[Dataset entries]
══════════

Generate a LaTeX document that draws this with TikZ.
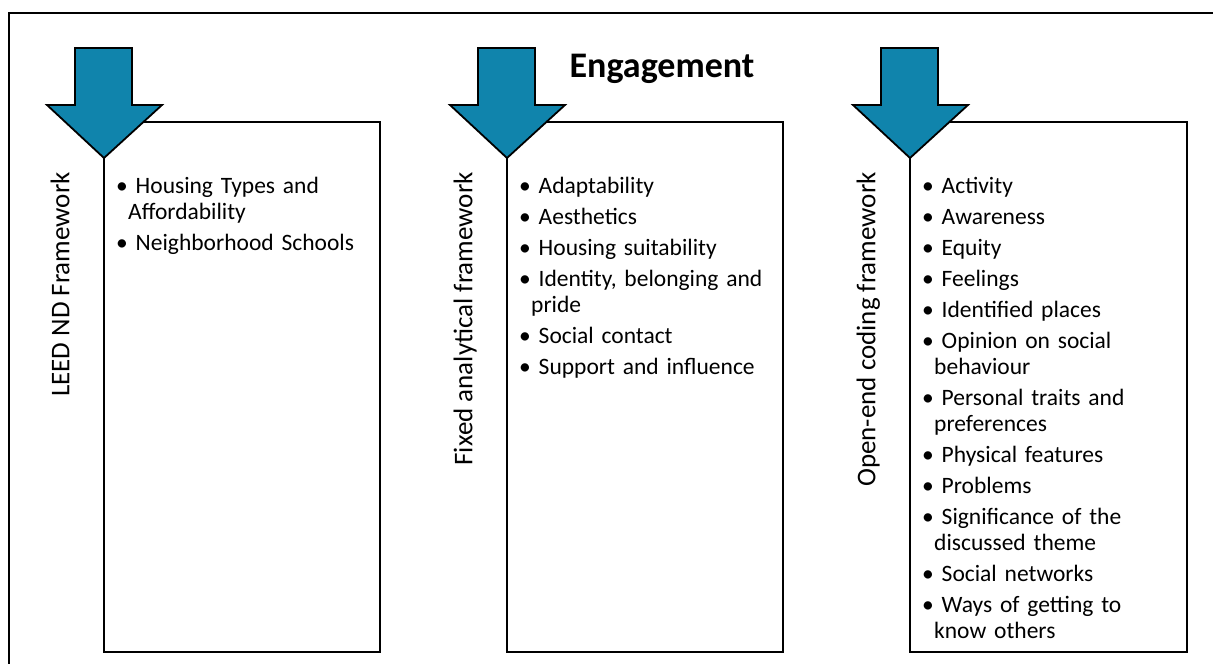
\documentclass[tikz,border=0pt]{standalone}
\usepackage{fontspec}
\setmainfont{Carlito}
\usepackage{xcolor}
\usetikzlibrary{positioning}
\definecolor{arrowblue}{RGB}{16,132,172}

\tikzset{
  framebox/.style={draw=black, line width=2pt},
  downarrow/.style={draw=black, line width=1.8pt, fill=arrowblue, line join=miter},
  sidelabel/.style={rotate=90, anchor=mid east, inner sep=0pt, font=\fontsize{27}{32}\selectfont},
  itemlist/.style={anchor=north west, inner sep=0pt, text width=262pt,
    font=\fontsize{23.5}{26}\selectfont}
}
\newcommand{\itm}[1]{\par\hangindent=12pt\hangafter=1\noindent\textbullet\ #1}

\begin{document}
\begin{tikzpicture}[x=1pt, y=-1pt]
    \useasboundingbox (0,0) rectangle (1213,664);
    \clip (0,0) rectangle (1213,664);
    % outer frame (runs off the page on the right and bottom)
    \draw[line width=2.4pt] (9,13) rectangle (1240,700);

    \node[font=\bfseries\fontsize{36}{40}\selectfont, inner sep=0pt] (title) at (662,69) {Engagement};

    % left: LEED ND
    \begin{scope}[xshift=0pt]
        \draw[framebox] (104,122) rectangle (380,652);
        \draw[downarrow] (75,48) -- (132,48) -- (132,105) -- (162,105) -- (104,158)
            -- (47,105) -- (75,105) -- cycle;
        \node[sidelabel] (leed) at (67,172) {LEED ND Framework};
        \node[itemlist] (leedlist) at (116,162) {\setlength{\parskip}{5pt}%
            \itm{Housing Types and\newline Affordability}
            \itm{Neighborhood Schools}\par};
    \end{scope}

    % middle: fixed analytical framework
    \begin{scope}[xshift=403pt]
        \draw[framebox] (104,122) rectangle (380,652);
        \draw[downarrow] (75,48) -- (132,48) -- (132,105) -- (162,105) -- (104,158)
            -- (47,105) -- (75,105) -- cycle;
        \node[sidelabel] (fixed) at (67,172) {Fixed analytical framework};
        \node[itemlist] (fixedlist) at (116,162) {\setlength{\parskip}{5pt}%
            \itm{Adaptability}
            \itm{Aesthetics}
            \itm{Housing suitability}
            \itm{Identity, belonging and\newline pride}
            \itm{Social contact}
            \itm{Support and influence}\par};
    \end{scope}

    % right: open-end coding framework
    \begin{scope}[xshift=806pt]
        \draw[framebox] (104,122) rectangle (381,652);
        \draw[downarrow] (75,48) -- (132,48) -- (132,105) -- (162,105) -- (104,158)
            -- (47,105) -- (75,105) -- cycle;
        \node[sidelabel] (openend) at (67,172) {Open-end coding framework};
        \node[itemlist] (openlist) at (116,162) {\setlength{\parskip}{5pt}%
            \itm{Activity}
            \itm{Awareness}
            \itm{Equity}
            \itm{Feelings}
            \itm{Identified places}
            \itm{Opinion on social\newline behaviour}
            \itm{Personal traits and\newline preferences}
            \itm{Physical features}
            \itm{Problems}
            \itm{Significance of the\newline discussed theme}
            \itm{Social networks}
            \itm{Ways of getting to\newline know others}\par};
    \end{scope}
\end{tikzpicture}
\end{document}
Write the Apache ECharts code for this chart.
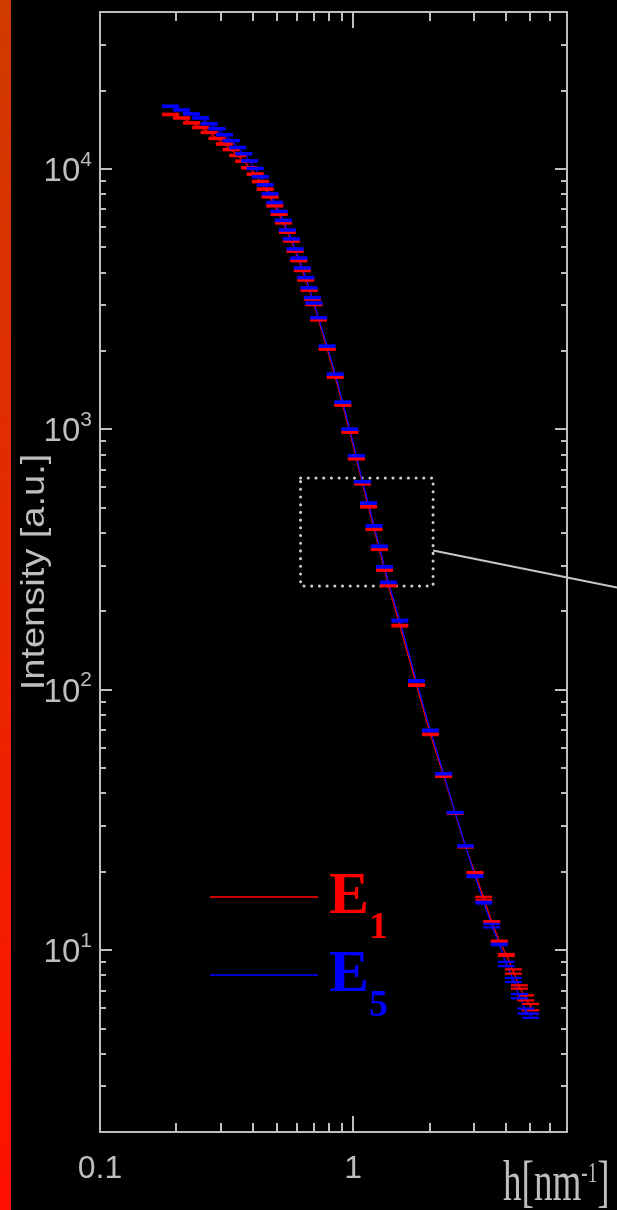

══════════

:: Request ::
All of the data above should be quoted exactly, except for the pictures.

:: Task solution ::
Generate a LaTeX document that draws this with TikZ.
\documentclass[tikz,border=0pt]{standalone}
\usepackage{fontspec}
\setmainfont{Carlito}
\usepackage{xcolor}
\usetikzlibrary{positioning}
\definecolor{arrowblue}{RGB}{16,132,172}

\tikzset{
  framebox/.style={draw=black, line width=2pt},
  downarrow/.style={draw=black, line width=1.8pt, fill=arrowblue, line join=miter},
  sidelabel/.style={rotate=90, anchor=mid east, inner sep=0pt, font=\fontsize{27}{32}\selectfont},
  itemlist/.style={anchor=north west, inner sep=0pt, text width=262pt,
    font=\fontsize{23.5}{26}\selectfont}
}
\newcommand{\itm}[1]{\par\hangindent=12pt\hangafter=1\noindent\textbullet\ #1}

\begin{document}
\begin{tikzpicture}[x=1pt, y=-1pt]
    \useasboundingbox (0,0) rectangle (1213,664);
    \clip (0,0) rectangle (1213,664);
    % outer frame (runs off the page on the right and bottom)
    \draw[line width=2.4pt] (9,13) rectangle (1240,700);

    \node[font=\bfseries\fontsize{36}{40}\selectfont, inner sep=0pt] (title) at (662,69) {Engagement};

    % left: LEED ND
    \begin{scope}[xshift=0pt]
        \draw[framebox] (104,122) rectangle (380,652);
        \draw[downarrow] (75,48) -- (132,48) -- (132,105) -- (162,105) -- (104,158)
            -- (47,105) -- (75,105) -- cycle;
        \node[sidelabel] (leed) at (67,172) {LEED ND Framework};
        \node[itemlist] (leedlist) at (116,162) {\setlength{\parskip}{5pt}%
            \itm{Housing Types and\newline Affordability}
            \itm{Neighborhood Schools}\par};
    \end{scope}

    % middle: fixed analytical framework
    \begin{scope}[xshift=403pt]
        \draw[framebox] (104,122) rectangle (380,652);
        \draw[downarrow] (75,48) -- (132,48) -- (132,105) -- (162,105) -- (104,158)
            -- (47,105) -- (75,105) -- cycle;
        \node[sidelabel] (fixed) at (67,172) {Fixed analytical framework};
        \node[itemlist] (fixedlist) at (116,162) {\setlength{\parskip}{5pt}%
            \itm{Adaptability}
            \itm{Aesthetics}
            \itm{Housing suitability}
            \itm{Identity, belonging and\newline pride}
            \itm{Social contact}
            \itm{Support and influence}\par};
    \end{scope}

    % right: open-end coding framework
    \begin{scope}[xshift=806pt]
        \draw[framebox] (104,122) rectangle (381,652);
        \draw[downarrow] (75,48) -- (132,48) -- (132,105) -- (162,105) -- (104,158)
            -- (47,105) -- (75,105) -- cycle;
        \node[sidelabel] (openend) at (67,172) {Open-end coding framework};
        \node[itemlist] (openlist) at (116,162) {\setlength{\parskip}{5pt}%
            \itm{Activity}
            \itm{Awareness}
            \itm{Equity}
            \itm{Feelings}
            \itm{Identified places}
            \itm{Opinion on social\newline behaviour}
            \itm{Personal traits and\newline preferences}
            \itm{Physical features}
            \itm{Problems}
            \itm{Significance of the\newline discussed theme}
            \itm{Social networks}
            \itm{Ways of getting to\newline know others}\par};
    \end{scope}
\end{tikzpicture}
\end{document}
Write the Apache ECharts code for this chart.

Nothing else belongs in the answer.